Cuts can vary depending on the size and shape of the diamond in its original state, along with trends in jewellery design. The ‘brilliant’ cut was developed in the 17th century and featured 17 facets on their upper half. Diamonds cut this way are known as ‘double-cut brilliants’. ‘Triple-cut brilliants’ feature 33 facets instead of 17, and ‘round brilliants’ have 58 facets. Another form of cut is the ‘fancy cut’, and can include several different shapes such as baguette, marquise, round, radiant, pear, marquise, emerald, oval, heart and princess.


A diamond’s clarity is rated on a standard grading scale set by the Gemological Institute of America (GIA):

FL - Flawless - no internal or external inclusions of any kind visible under 10x magnification to a trained eye, the most rare and expensive of all clarity grades.

IF - Internally Flawless - no internal inclusions visible under 10x magnification to a trained eye, but there may be some tiny external irregularities in the finish.

VVS-1 - Very Very Slightly Included 1 - usually just one tiny inclusion visible only to a trained eye under 10x magnification.

VVS-2 - Very Very Slightly Included 2 - tiny inclusions visible only to a trained eye under 10x magnification.

VS-1 - Very Slightly Included 1 - very small inclusions visible with 10x magnification.

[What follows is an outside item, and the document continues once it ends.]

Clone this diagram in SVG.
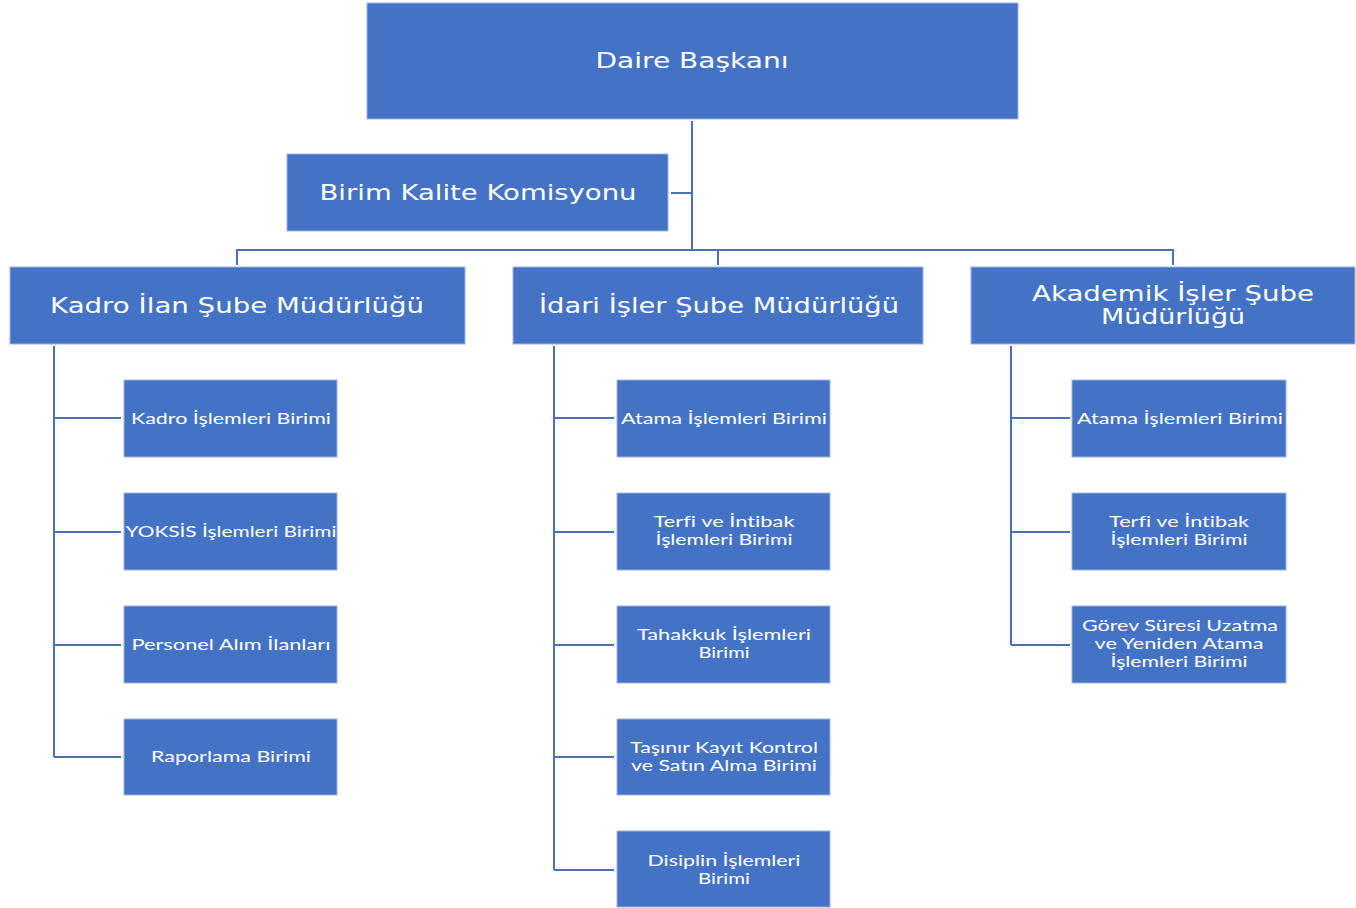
<svg xmlns="http://www.w3.org/2000/svg" width="1356" height="908" viewBox="0 0 1356 908">
<style>
.box{fill:#4472C4;stroke:#9DB4E0;stroke-width:1}
.big{font-family:"DejaVu Sans","Liberation Sans",sans-serif;font-size:22px;fill:#fff;text-anchor:middle}
.sm{font-family:Lato,"Open Sans",sans-serif;font-size:16px;fill:#fff;text-anchor:middle;font-variant-ligatures:none}
.ln{stroke:#4A70B8;stroke-width:2;fill:none}
</style>
<rect width="1356" height="908" fill="#fff"/>
<g id="connectors">
<path class="ln" d="M692 121V250M671 193H692M237 265V250H1173V265M718 250V265"/>
<path class="ln" d="M54 346V757M54 418H121M54 532H121M54 645H121M54 757H121"/>
<path class="ln" d="M554 346V870M554 418H614M554 532H614M554 645H614M554 757H614M554 870H614"/>
<path class="ln" d="M1011 346V645M1011 418H1070M1011 532H1070M1011 645H1070"/>
</g>
<g id="daire"><rect class="box" x="367" y="3" width="651" height="116"/><text class="big" x="692" y="68" textLength="193" lengthAdjust="spacingAndGlyphs">Daire Başkanı</text></g>
<g id="kalite"><rect class="box" x="287" y="154" width="381" height="77"/><text class="big" x="478" y="200" textLength="317" lengthAdjust="spacingAndGlyphs">Birim Kalite Komisyonu</text></g>
<g id="kadroilan"><rect class="box" x="10" y="267" width="455" height="77"/><text class="big" x="237" y="313" textLength="374" lengthAdjust="spacingAndGlyphs">Kadro İlan Şube Müdürlüğü</text></g>
<g id="idari"><rect class="box" x="513" y="267" width="410" height="77"/><text class="big" x="719" y="313" textLength="360" lengthAdjust="spacingAndGlyphs">İdari İşler Şube Müdürlüğü</text></g>
<g id="akademik"><rect class="box" x="971" y="267" width="384" height="77"/><text class="big" x="1173" y="301" textLength="282" lengthAdjust="spacingAndGlyphs">Akademik İşler Şube</text><text class="big" x="1173" y="324" textLength="144" lengthAdjust="spacingAndGlyphs">Müdürlüğü</text></g>

<g id="k1"><rect class="box" x="124" y="380" width="213" height="77"/><text class="sm" x="231" y="424" textLength="200" lengthAdjust="spacingAndGlyphs">Kadro İşlemleri Birimi</text></g>
<g id="k2"><rect class="box" x="124" y="493" width="213" height="77"/><text class="sm" x="231" y="537" textLength="211" lengthAdjust="spacingAndGlyphs">YOKSİS İşlemleri Birimi</text></g>
<g id="k3"><rect class="box" x="124" y="606" width="213" height="77"/><text class="sm" x="231" y="650" textLength="199" lengthAdjust="spacingAndGlyphs">Personel Alım İlanları</text></g>
<g id="k4"><rect class="box" x="124" y="719" width="213" height="76"/><text class="sm" x="231" y="762" textLength="160" lengthAdjust="spacingAndGlyphs">Raporlama Birimi</text></g>

<g id="i1"><rect class="box" x="617" y="380" width="213" height="77"/><text class="sm" x="724" y="424" textLength="206" lengthAdjust="spacingAndGlyphs">Atama İşlemleri Birimi</text></g>
<g id="i2"><rect class="box" x="617" y="493" width="213" height="77"/><text class="sm" x="724" y="527" textLength="141" lengthAdjust="spacingAndGlyphs">Terfi ve İntibak</text><text class="sm" x="724" y="545" textLength="137" lengthAdjust="spacingAndGlyphs">İşlemleri Birimi</text></g>
<g id="i3"><rect class="box" x="617" y="606" width="213" height="77"/><text class="sm" x="724" y="640" textLength="174" lengthAdjust="spacingAndGlyphs">Tahakkuk İşlemleri</text><text class="sm" x="724" y="658" textLength="51" lengthAdjust="spacingAndGlyphs">Birimi</text></g>
<g id="i4"><rect class="box" x="617" y="719" width="213" height="76"/><text class="sm" x="724" y="753" textLength="188" lengthAdjust="spacingAndGlyphs">Taşınır Kayıt Kontrol</text><text class="sm" x="724" y="771" textLength="186" lengthAdjust="spacingAndGlyphs">ve Satın Alma Birimi</text></g>
<g id="i5"><rect class="box" x="617" y="831" width="213" height="76"/><text class="sm" x="724" y="866" textLength="153" lengthAdjust="spacingAndGlyphs">Disiplin İşlemleri</text><text class="sm" x="724" y="884" textLength="52" lengthAdjust="spacingAndGlyphs">Birimi</text></g>

<g id="a1"><rect class="box" x="1072" y="380" width="214" height="77"/><text class="sm" x="1180" y="424" textLength="206" lengthAdjust="spacingAndGlyphs">Atama İşlemleri Birimi</text></g>
<g id="a2"><rect class="box" x="1072" y="493" width="214" height="77"/><text class="sm" x="1179" y="527" textLength="140" lengthAdjust="spacingAndGlyphs">Terfi ve İntibak</text><text class="sm" x="1179" y="545" textLength="137" lengthAdjust="spacingAndGlyphs">İşlemleri Birimi</text></g>
<g id="a3"><rect class="box" x="1072" y="606" width="214" height="77"/><text class="sm" x="1180" y="631" textLength="196" lengthAdjust="spacingAndGlyphs">Görev Süresi Uzatma</text><text class="sm" x="1179" y="649" textLength="169" lengthAdjust="spacingAndGlyphs">ve Yeniden Atama</text><text class="sm" x="1179" y="667" textLength="137" lengthAdjust="spacingAndGlyphs">İşlemleri Birimi</text></g>
</svg>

VS-2 - Very Slightly Included 2 - several very small inclusions visible with 10x magnification.

SI-1 - Slightly Included 1 - small inclusions visible with 10x magnification.

SI-2 - Slightly Included 2 - several small inclusions visible with 10x magnification.

I-1 - Included 1 - flaws that are visible to the naked eye.

I-2 - Included 2 - many flaws clearly visible to the naked eye that also decrease the brilliance.

I-3 - Included 3 - many flaws clearly visible to the naked eye which decrease the brilliance and compromise the structure of the diamond, making it more easily cracked or chipped.


The colour of a diamond is also rated using a GIA grading system where D is colourless and Z is yellow:

Colourless - D, E, F

Near colourless - G, H, I, J

Faint yellow or brown - K, L, M

Very light yellow or brown - N, O, P, Q, R

Light yellow or brown - S, T, U, V, W, X, Y, Z

Notable diamonds

Blue Empress
Bvlgari Blue
De Beers Millennium Jewel 11
Graff Pink diamond
Hope Diamond
Millennium Star

Antwerp World Diamond Centre

The city of Antwerp in Belgium has been the home of diamond cutting since the 15th century, and is considered the centre of the world’s diamond trade with more than 80% of rough diamonds and 50% of polished diamonds handled in the Antwerp World Diamond Centre. Concentrated within a top security area of two square miles, it comprises more than 1,500 diamond companies, four diamond bourses, four diamond banks and 300 workshops and factories, employing 27,000 people.